--- The input ---

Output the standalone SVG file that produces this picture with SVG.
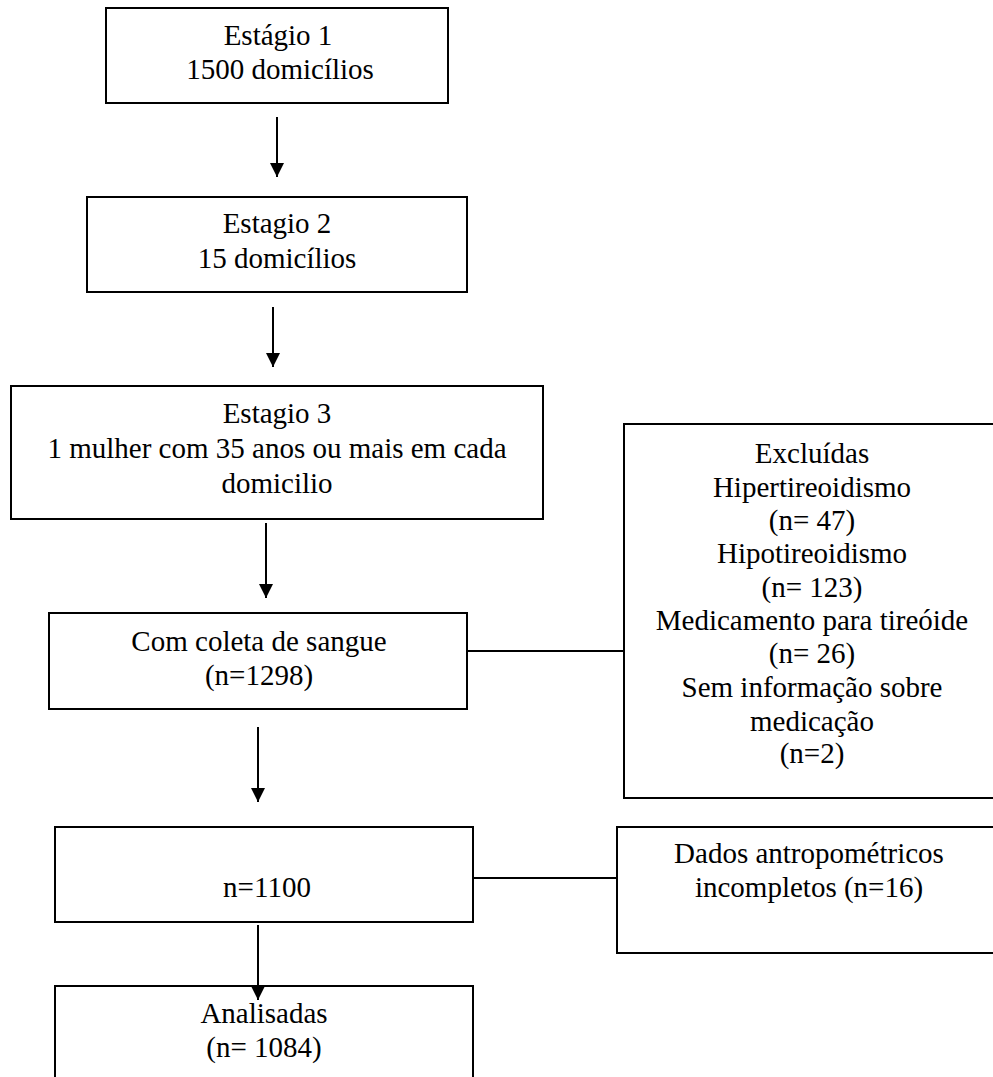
<svg xmlns="http://www.w3.org/2000/svg" width="993" height="1077" viewBox="0 0 993 1077">
<style>
.box{fill:#fff;stroke:#000;stroke-width:2}
.t{font-family:"Liberation Serif","Times New Roman",serif;font-size:29px;fill:#000;text-anchor:middle}
.ln{stroke:#000;stroke-width:2;fill:none}
</style>
<defs>
<marker id="ah" markerUnits="userSpaceOnUse" markerWidth="14" markerHeight="14" refX="14" refY="7" orient="auto">
<path d="M0,0 L14,7 L0,14 z" fill="#000"/>
</marker>
</defs>
<rect width="993" height="1077" fill="#fff"/>
<g id="connectors">
<line class="ln" x1="277" y1="117" x2="277" y2="177" marker-end="url(#ah)"/>
<line class="ln" x1="273" y1="307" x2="273" y2="367" marker-end="url(#ah)"/>
<line class="ln" x1="266" y1="523" x2="266" y2="598" marker-end="url(#ah)"/>
<line class="ln" x1="258" y1="727" x2="258" y2="802" marker-end="url(#ah)"/>
<line class="ln" x1="467" y1="651" x2="624" y2="651"/>
<line class="ln" x1="473" y1="878" x2="617" y2="878"/>
</g>
<g id="n1">
<rect class="box" x="106" y="8" width="342" height="95"/>
<text class="t" x="278" y="45">Estágio 1</text>
<text class="t" x="280" y="79">1500 domicílios</text>
</g>
<g id="n2">
<rect class="box" x="87" y="197" width="380" height="95"/>
<text class="t" x="277" y="233">Estagio 2</text>
<text class="t" x="277" y="268">15 domicílios</text>
</g>
<g id="n3">
<rect class="box" x="11" y="386" width="532" height="133"/>
<text class="t" x="277" y="423">Estagio 3</text>
<text class="t" x="277" y="458">1 mulher com 35 anos ou mais em cada</text>
<text class="t" x="277" y="493">domicilio</text>
</g>
<g id="n4">
<rect class="box" x="49" y="613" width="418" height="96"/>
<text class="t" x="259" y="651">Com coleta de sangue</text>
<text class="t" x="259" y="685">(n=1298)</text>
</g>
<g id="n5">
<rect class="box" x="624" y="424" width="376" height="374"/>
<text class="t" x="812" y="463">Excluídas</text>
<text class="t" x="812" y="497">Hipertireoidismo</text>
<text class="t" x="812" y="530">(n= 47)</text>
<text class="t" x="812" y="563">Hipotireoidismo</text>
<text class="t" x="812" y="597">(n= 123)</text>
<text class="t" x="812" y="630">Medicamento para tireóide</text>
<text class="t" x="812" y="663">(n= 26)</text>
<text class="t" x="812" y="697">Sem informação sobre</text>
<text class="t" x="812" y="731">medicação</text>
<text class="t" x="812" y="763">(n=2)</text>
</g>
<g id="n6">
<rect class="box" x="55" y="827" width="418" height="95"/>
<text class="t" x="267" y="897">n=1100</text>
</g>
<g id="n7">
<rect class="box" x="617" y="827" width="383" height="126"/>
<text class="t" x="809" y="863">Dados antropométricos</text>
<text class="t" x="809" y="897">incompletos (n=16)</text>
</g>
<g id="n8">
<rect class="box" x="55" y="986" width="418" height="110"/>
<text class="t" x="264" y="1023">Analisadas</text>
<text class="t" x="264" y="1057">(n= 1084)</text>
</g>
<g id="connectors-top">
<line class="ln" x1="258" y1="925" x2="258" y2="1000" marker-end="url(#ah)"/>
</g>
</svg>
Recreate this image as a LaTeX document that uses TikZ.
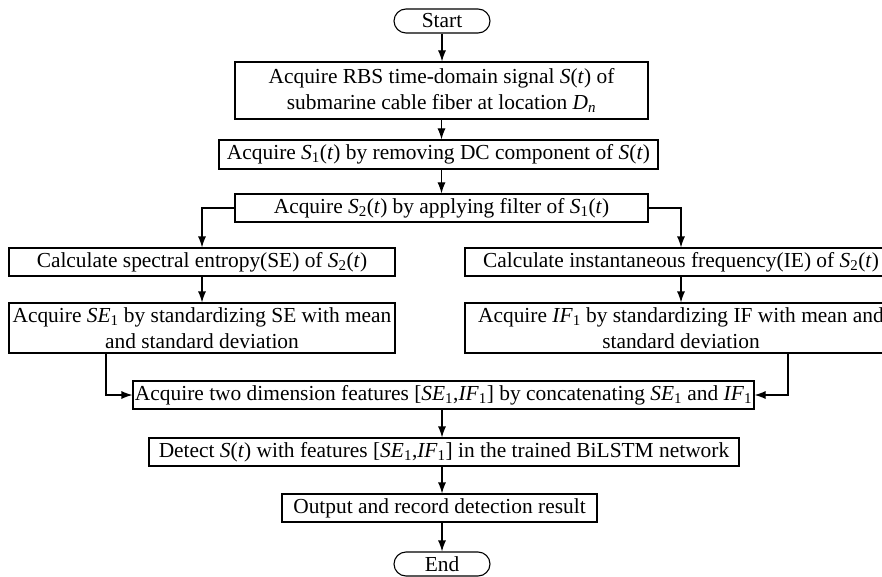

---

The problem:
All of the material above is to be copied exactly, except for its images.

Written reply:
Output the standalone SVG file that produces this picture with SVG.
<svg xmlns="http://www.w3.org/2000/svg" width="993" height="1077" viewBox="0 0 993 1077">
<style>
.box{fill:#fff;stroke:#000;stroke-width:2}
.t{font-family:"Liberation Serif","Times New Roman",serif;font-size:29px;fill:#000;text-anchor:middle}
.ln{stroke:#000;stroke-width:2;fill:none}
</style>
<defs>
<marker id="ah" markerUnits="userSpaceOnUse" markerWidth="14" markerHeight="14" refX="14" refY="7" orient="auto">
<path d="M0,0 L14,7 L0,14 z" fill="#000"/>
</marker>
</defs>
<rect width="993" height="1077" fill="#fff"/>
<g id="connectors">
<line class="ln" x1="277" y1="117" x2="277" y2="177" marker-end="url(#ah)"/>
<line class="ln" x1="273" y1="307" x2="273" y2="367" marker-end="url(#ah)"/>
<line class="ln" x1="266" y1="523" x2="266" y2="598" marker-end="url(#ah)"/>
<line class="ln" x1="258" y1="727" x2="258" y2="802" marker-end="url(#ah)"/>
<line class="ln" x1="467" y1="651" x2="624" y2="651"/>
<line class="ln" x1="473" y1="878" x2="617" y2="878"/>
</g>
<g id="n1">
<rect class="box" x="106" y="8" width="342" height="95"/>
<text class="t" x="278" y="45">Estágio 1</text>
<text class="t" x="280" y="79">1500 domicílios</text>
</g>
<g id="n2">
<rect class="box" x="87" y="197" width="380" height="95"/>
<text class="t" x="277" y="233">Estagio 2</text>
<text class="t" x="277" y="268">15 domicílios</text>
</g>
<g id="n3">
<rect class="box" x="11" y="386" width="532" height="133"/>
<text class="t" x="277" y="423">Estagio 3</text>
<text class="t" x="277" y="458">1 mulher com 35 anos ou mais em cada</text>
<text class="t" x="277" y="493">domicilio</text>
</g>
<g id="n4">
<rect class="box" x="49" y="613" width="418" height="96"/>
<text class="t" x="259" y="651">Com coleta de sangue</text>
<text class="t" x="259" y="685">(n=1298)</text>
</g>
<g id="n5">
<rect class="box" x="624" y="424" width="376" height="374"/>
<text class="t" x="812" y="463">Excluídas</text>
<text class="t" x="812" y="497">Hipertireoidismo</text>
<text class="t" x="812" y="530">(n= 47)</text>
<text class="t" x="812" y="563">Hipotireoidismo</text>
<text class="t" x="812" y="597">(n= 123)</text>
<text class="t" x="812" y="630">Medicamento para tireóide</text>
<text class="t" x="812" y="663">(n= 26)</text>
<text class="t" x="812" y="697">Sem informação sobre</text>
<text class="t" x="812" y="731">medicação</text>
<text class="t" x="812" y="763">(n=2)</text>
</g>
<g id="n6">
<rect class="box" x="55" y="827" width="418" height="95"/>
<text class="t" x="267" y="897">n=1100</text>
</g>
<g id="n7">
<rect class="box" x="617" y="827" width="383" height="126"/>
<text class="t" x="809" y="863">Dados antropométricos</text>
<text class="t" x="809" y="897">incompletos (n=16)</text>
</g>
<g id="n8">
<rect class="box" x="55" y="986" width="418" height="110"/>
<text class="t" x="264" y="1023">Analisadas</text>
<text class="t" x="264" y="1057">(n= 1084)</text>
</g>
<g id="connectors-top">
<line class="ln" x1="258" y1="925" x2="258" y2="1000" marker-end="url(#ah)"/>
</g>
</svg>
Recreate this image as a LaTeX document that uses TikZ.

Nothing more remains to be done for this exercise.